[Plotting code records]
• • •
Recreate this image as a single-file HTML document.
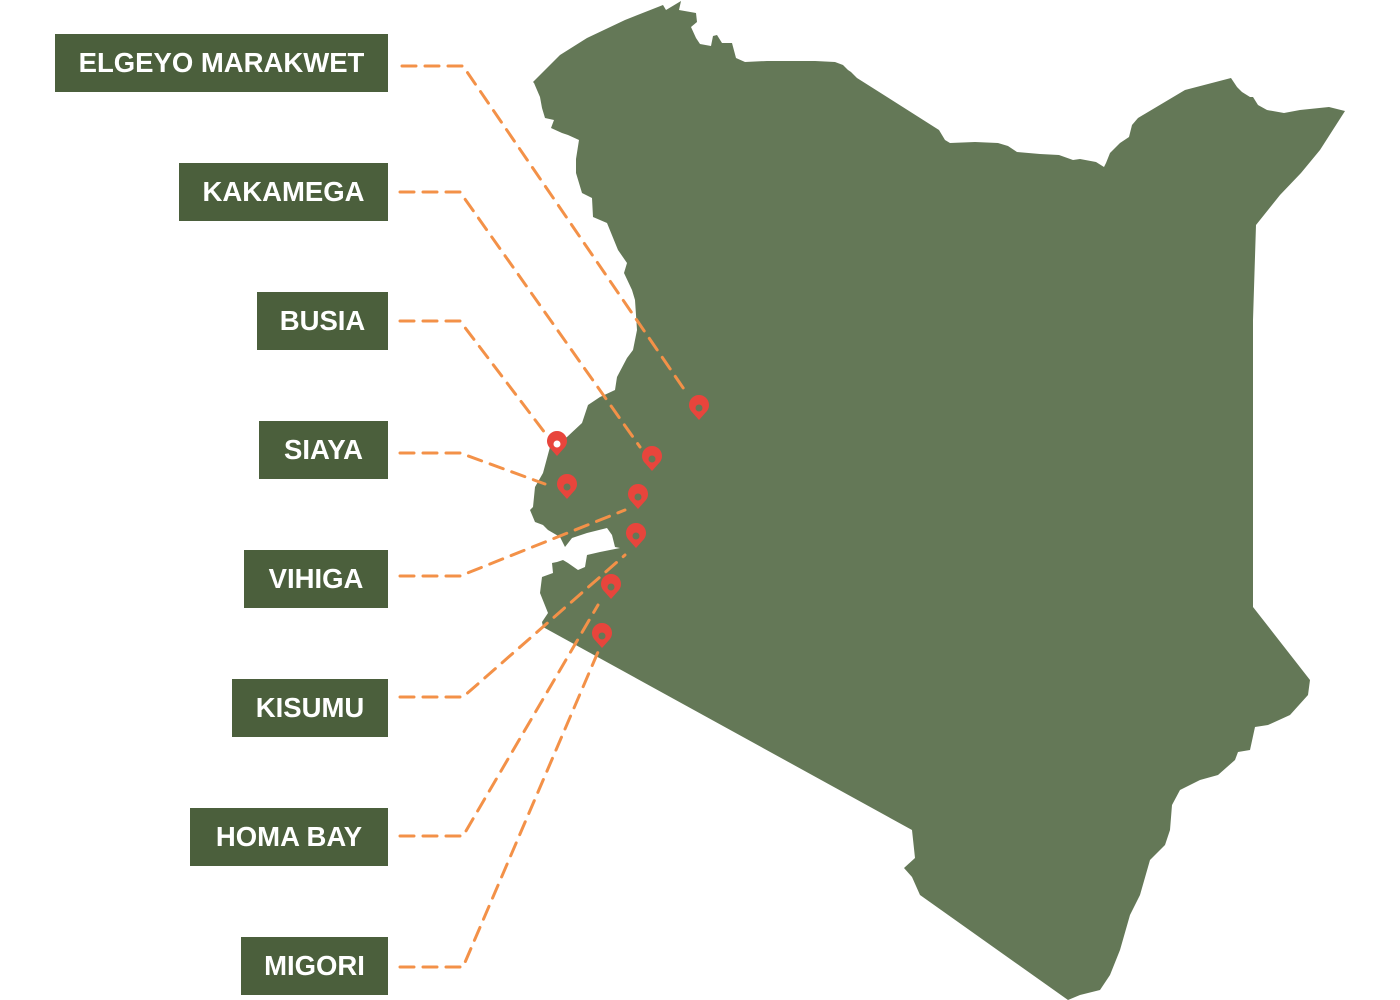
<!DOCTYPE html>
<html><head><meta charset="utf-8"><style>
body{margin:0;width:1400px;height:1000px;background:#fff;overflow:hidden;position:relative;font-family:"Liberation Sans",sans-serif}
.l{position:absolute;background:#4b5f3c;color:#fff;font-weight:bold;font-size:27.5px;height:58px;line-height:58px;text-align:center;right:1012px}
svg{position:absolute;left:0;top:0}
</style></head><body>
<svg width="1400" height="1000">
<path fill="#647857" d="M533,82 L560,55 L587,38 L625,20 L663,5 L666,10 L681,1 L679,10 L696,13 L697,22 L691,27 L696,38 L700,44 L711,46 L713,36 L717,35 L722,43 L732,43 L736,58 L745,62 L767,61 L815,61 L835,62 L843,65 L848,70 L851,72 L857,78 L939,130 L945,140 L950,143 L975,142 L998,143 L1008,146 L1017,152 L1040,154 L1059,155 L1073,160 L1080,159 L1096,162 L1104,167 L1106,163 L1110,153 L1120,143 L1129,137 L1132,125 L1138,118 L1185,90 L1231,78 L1237,87 L1242,92 L1250,97 L1253,97 L1258,105 L1267,110 L1284,113 L1300,110 L1329,107 L1345,111 L1320,150 L1301,173 L1280,195 L1256,225 L1253,320 L1253,607 L1310,680 L1308,695 L1290,715 L1268,725 L1255,727 L1250,750 L1238,752 L1235,760 L1218,775 L1200,780 L1180,790 L1172,805 L1170,830 L1165,845 L1150,860 L1140,895 L1130,915 L1120,950 L1110,975 L1100,990 L1080,995 L1068,1000 L920,895 L912,877 L904,868 L915,858 L912,830 L543,627 L542,622 L548,613 L540,593 L542,577 L553,573 L552,563 L557,562 L563,560 L568,563 L578,570 L585,567 L587,555 L600,552 L620,548 L615,547 L612,535 L607,528 L587,533 L572,538 L565,547 L560,537 L548,530 L543,525 L535,522 L530,510 L533,507 L535,487 L543,473 L550,447 L567,437 L582,423 L588,405 L600,397 L615,390 L617,377 L627,358 L633,350 L637,330 L635,300 L632,290 L624,273 L627,263 L618,250 L607,223 L593,217 L592,198 L582,193 L576,173 L576,159 L579,140 L568,135 L562,133 L551,128 L554,120 L545,118 L542,108 L540,97 L534,83 Z"/>
<g fill="none" stroke="#f39148" stroke-width="3" stroke-dasharray="14 9" stroke-linecap="round">
<path d="M402,66 H463 L688,395"/>
<path d="M400,192 H460 L640,447"/>
<path d="M400,321 H460 L545,433"/>
<path d="M400,453 H460 L545,484"/>
<path d="M400,576 H460 L625,510"/>
<path d="M400,697 H463 L625,555"/>
<path d="M400,836 H463 L598,605"/>
<path d="M400,967 H463 L598,652"/>
</g>
<g fill="#e8453c">
<g transform="translate(699,408)"><path d="M0,12 L-8,3 A10,10 0 1 1 8,3 Z"/><circle r="3.5" fill="#647857"/></g>
<g transform="translate(557,444)"><path d="M0,12 L-8,3 A10,10 0 1 1 8,3 Z"/><circle r="3.5" fill="#fff"/></g>
<g transform="translate(652,459)"><path d="M0,12 L-8,3 A10,10 0 1 1 8,3 Z"/><circle r="3.5" fill="#647857"/></g>
<g transform="translate(567,487)"><path d="M0,12 L-8,3 A10,10 0 1 1 8,3 Z"/><circle r="3.5" fill="#647857"/></g>
<g transform="translate(638,497)"><path d="M0,12 L-8,3 A10,10 0 1 1 8,3 Z"/><circle r="3.5" fill="#647857"/></g>
<g transform="translate(636,536)"><path d="M0,12 L-8,3 A10,10 0 1 1 8,3 Z"/><circle r="3.5" fill="#647857"/></g>
<g transform="translate(611,587)"><path d="M0,12 L-8,3 A10,10 0 1 1 8,3 Z"/><circle r="3.5" fill="#647857"/></g>
<g transform="translate(602,636)"><path d="M0,12 L-8,3 A10,10 0 1 1 8,3 Z"/><circle r="3.5" fill="#647857"/></g>
</g>
</svg>
<div class="l" style="top:34px;width:333px">ELGEYO MARAKWET</div>
<div class="l" style="top:163px;width:209px">KAKAMEGA</div>
<div class="l" style="top:292px;width:131px">BUSIA</div>
<div class="l" style="top:421px;width:129px">SIAYA</div>
<div class="l" style="top:550px;width:144px">VIHIGA</div>
<div class="l" style="top:679px;width:156px">KISUMU</div>
<div class="l" style="top:808px;width:198px">HOMA BAY</div>
<div class="l" style="top:937px;width:147px">MIGORI</div>
</body></html>
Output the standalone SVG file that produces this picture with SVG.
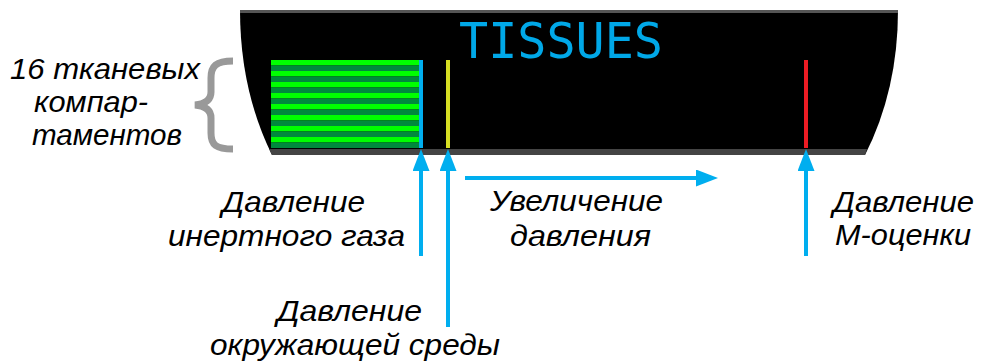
<svg xmlns="http://www.w3.org/2000/svg" width="982" height="363" viewBox="0 0 982 363">
<style>
.lbl{font-family:"Liberation Sans",Arial,sans-serif;font-style:italic;font-size:29px;fill:#000}
.arr{stroke:#00aeef;stroke-width:4;fill:none}
</style>
<defs>
<pattern id="stripes" patternUnits="userSpaceOnUse" x="0" y="60" width="10" height="11">
<rect x="0" y="0" width="10" height="5.5" fill="#00ff00"/>
<rect x="0" y="5.5" width="10" height="5.5" fill="#00893d"/>
</pattern>
<marker id="ah" markerUnits="userSpaceOnUse" viewBox="0 0 22 17" markerWidth="22" markerHeight="17" refX="1" refY="8.5" orient="auto">
<path d="M0,0 L22,8.5 L0,17 Z" fill="#00aeef"/>
</marker>
</defs>
<rect width="982" height="363" fill="#fff"/>
<g id="screen">
<path d="M240,10 L898,10 Q898,90 865,155 L272,155 Q240,90 240,10 Z" fill="#000"/>
<rect x="240" y="10" width="658" height="3" fill="#555"/>
<path d="M269,149 L867,149 L865,155 L272,155 Z" fill="#444"/>
<text x="459" y="58" font-family="'DejaVu Sans Mono',monospace" font-size="50" fill="#00a8e8" textLength="204" lengthAdjust="spacingAndGlyphs">TISSUES</text>
</g>
<g id="compartments">
<rect x="271" y="60" width="148" height="88" fill="url(#stripes)"/>
</g>
<g id="inert-bar"><rect x="419" y="60" width="4" height="88" fill="#00aeef"/></g>
<g id="ambient-bar"><rect x="446" y="60" width="4" height="88" fill="#d6de23"/></g>
<g id="m-bar"><rect x="804" y="60" width="4" height="88" fill="#ed1c24"/></g>
<g id="brace">
<path d="M233,61 C216,61 211,66 211,78 L211,92 C211,100 205,104 195,105 C205,106 211,110 211,118 L211,133 C211,145 216,149 233,149" fill="none" stroke="#999" stroke-width="7"/>
</g>
<g id="label-compartments" class="lbl">
<text x="10" y="79" textLength="190" lengthAdjust="spacingAndGlyphs">16 тканевых</text>
<text x="34" y="112" textLength="114" lengthAdjust="spacingAndGlyphs">компар-</text>
<text x="32" y="145" textLength="150" lengthAdjust="spacingAndGlyphs">таментов</text>
</g>
<g id="label-inert" class="lbl">
<text x="222" y="212" textLength="143" lengthAdjust="spacingAndGlyphs">Давление</text>
<text x="168" y="246" textLength="237" lengthAdjust="spacingAndGlyphs">инертного газа</text>
</g>
<g id="label-increase" class="lbl">
<text x="490" y="211" textLength="173" lengthAdjust="spacingAndGlyphs">Увеличение</text>
<text x="510" y="246" textLength="141" lengthAdjust="spacingAndGlyphs">давления</text>
</g>
<g id="label-m" class="lbl">
<text x="833" y="212" textLength="141" lengthAdjust="spacingAndGlyphs">Давление</text>
<text x="835" y="245" textLength="136" lengthAdjust="spacingAndGlyphs">М-оценки</text>
</g>
<g id="label-ambient" class="lbl">
<text x="277" y="321" textLength="145" lengthAdjust="spacingAndGlyphs">Давление</text>
<text x="210" y="355" textLength="290" lengthAdjust="spacingAndGlyphs">окружающей среды</text>
</g>
<g id="connectors">
<path class="arr" d="M421,256 V170" marker-end="url(#ah)"/>
<path class="arr" d="M448,327 V170" marker-end="url(#ah)"/>
<path class="arr" d="M806,256 V170" marker-end="url(#ah)"/>
<path class="arr" d="M465,178 H697" marker-end="url(#ah)"/>
</g>
</svg>
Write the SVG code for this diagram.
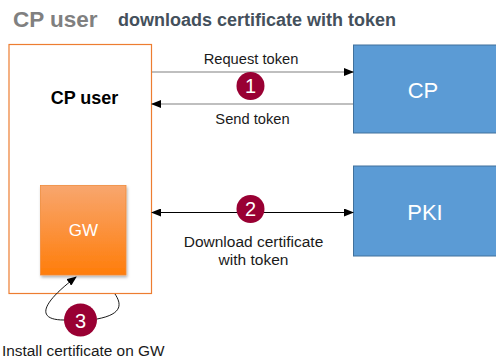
<svg xmlns="http://www.w3.org/2000/svg" width="496" height="361" viewBox="0 0 496 361">
<style>
.lbl{font-family:"Liberation Sans",Arial,sans-serif;font-size:14.7px;fill:#1a1a1a;text-anchor:middle}
.num{font-family:"Liberation Sans",Arial,sans-serif;font-size:20px;fill:#fff;text-anchor:middle}
.box{fill:#5B9BD5;stroke:#41719C;stroke-width:1}
.big{font-family:"Liberation Sans",Arial,sans-serif;font-size:22px;fill:#fff;text-anchor:middle}
.badge{fill:#990033}
</style>
<defs>
<linearGradient id="gw" x1="0" y1="0" x2="0" y2="1">
<stop offset="0" stop-color="#F8A66E"/>
<stop offset="1" stop-color="#FF7D0A"/>
</linearGradient>
<filter id="sh" x="-10%" y="-10%" width="130%" height="130%">
<feDropShadow dx="1" dy="2" stdDeviation="1.5" flood-color="#000" flood-opacity="0.3"/>
</filter>
<marker id="ah" markerWidth="10" markerHeight="8" refX="9" refY="4" orient="auto" markerUnits="userSpaceOnUse">
<path d="M0,0 L10,4 L0,8 Z" fill="#000"/>
</marker>
<marker id="ahs" markerWidth="10" markerHeight="8" refX="1" refY="4" orient="auto" markerUnits="userSpaceOnUse">
<path d="M10,0 L0,4 L10,8 Z" fill="#000"/>
</marker>
</defs>
<rect width="496" height="361" fill="#fff"/>
<text x="13" y="27" font-family="'Liberation Sans',Arial,sans-serif" font-size="22.5" font-weight="bold" fill="#808080">CP user</text>
<text x="118" y="26" font-family="'Liberation Sans',Arial,sans-serif" font-size="18" font-weight="bold" fill="#44505C">downloads certificate with token</text>

<g id="cpuser">
<rect x="9" y="44.5" width="142.5" height="249" fill="#fff" stroke="#ED7D31" stroke-width="1.2"/>
<text x="84.5" y="103.5" font-family="'Liberation Sans',Arial,sans-serif" font-size="18" font-weight="bold" fill="#000" text-anchor="middle">CP user</text>
</g>
<g id="gw">
<rect x="40.5" y="185.5" width="85.5" height="89.5" fill="url(#gw)" stroke="#F08A3A" stroke-width="0.8" filter="url(#sh)"/>
<text x="83.5" y="236" font-family="'Liberation Sans',Arial,sans-serif" font-size="17" fill="#fff" text-anchor="middle">GW</text>
</g>
<g id="cp">
<rect class="box" x="353.5" y="45" width="150" height="88"/>
<text class="big" x="423" y="98">CP</text>
</g>
<g id="pki">
<rect class="box" x="353.5" y="166" width="150" height="90"/>
<text class="big" x="425" y="220">PKI</text>
</g>

<g id="connectors">
<line x1="152" y1="72" x2="353" y2="72" stroke="#808080" stroke-width="1.2" marker-end="url(#ah)"/>
<line x1="353" y1="104" x2="152" y2="104" stroke="#808080" stroke-width="1.2" marker-end="url(#ah)"/>
<line x1="152" y1="212.5" x2="353" y2="212.5" stroke="#000" stroke-width="1.2" marker-start="url(#ahs)" marker-end="url(#ah)"/>
<path d="M115,294 C121,303 124,314 97,319" fill="none" stroke="#000" stroke-width="0.9"/>
<path d="M64,320 C38,320 38,306 76,277" fill="none" stroke="#000" stroke-width="0.9" marker-end="url(#ah)"/>
</g>

<g id="labels">
<text class="lbl" x="251" y="64">Request token</text>
<text class="lbl" x="252.5" y="124">Send token</text>
<text class="lbl" x="253.5" y="247" style="font-size:15.5px">Download certificate</text>
<text class="lbl" x="253.5" y="265" style="font-size:15.5px">with token</text>
<text x="2" y="356" font-family="'Liberation Sans',Arial,sans-serif" font-size="15.4" fill="#1a1a1a">Install certificate on GW</text>
</g>

<g id="badge1"><circle class="badge" cx="250.5" cy="86" r="14"/><text class="num" x="250.5" y="93">1</text></g>
<g id="badge2"><circle class="badge" cx="250.5" cy="209" r="14"/><text class="num" x="250.5" y="216">2</text></g>
<g id="badge3"><circle class="badge" cx="80.5" cy="320" r="16.5"/><text class="num" x="80.5" y="327.5">3</text></g>
</svg>
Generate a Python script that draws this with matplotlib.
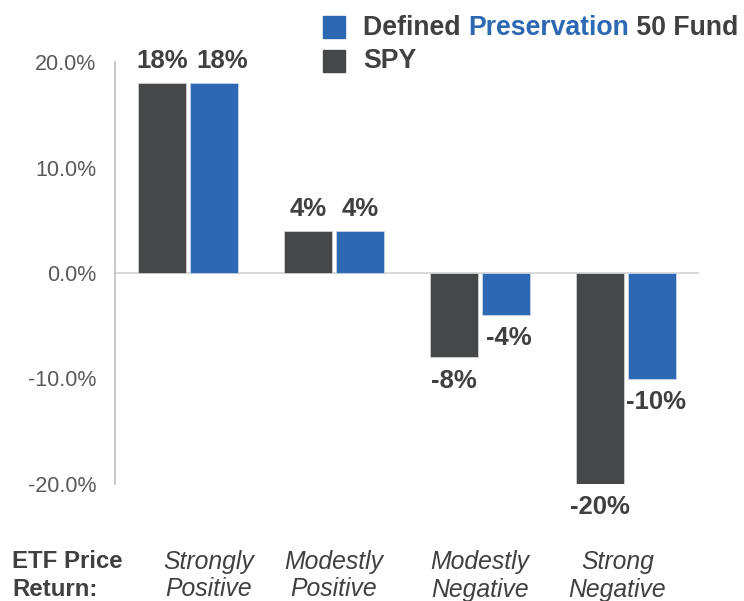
• • •
Check each line of the data above for the word "with", then state how many lines have it. Give the number alone.

== FINAL RESULT ==
4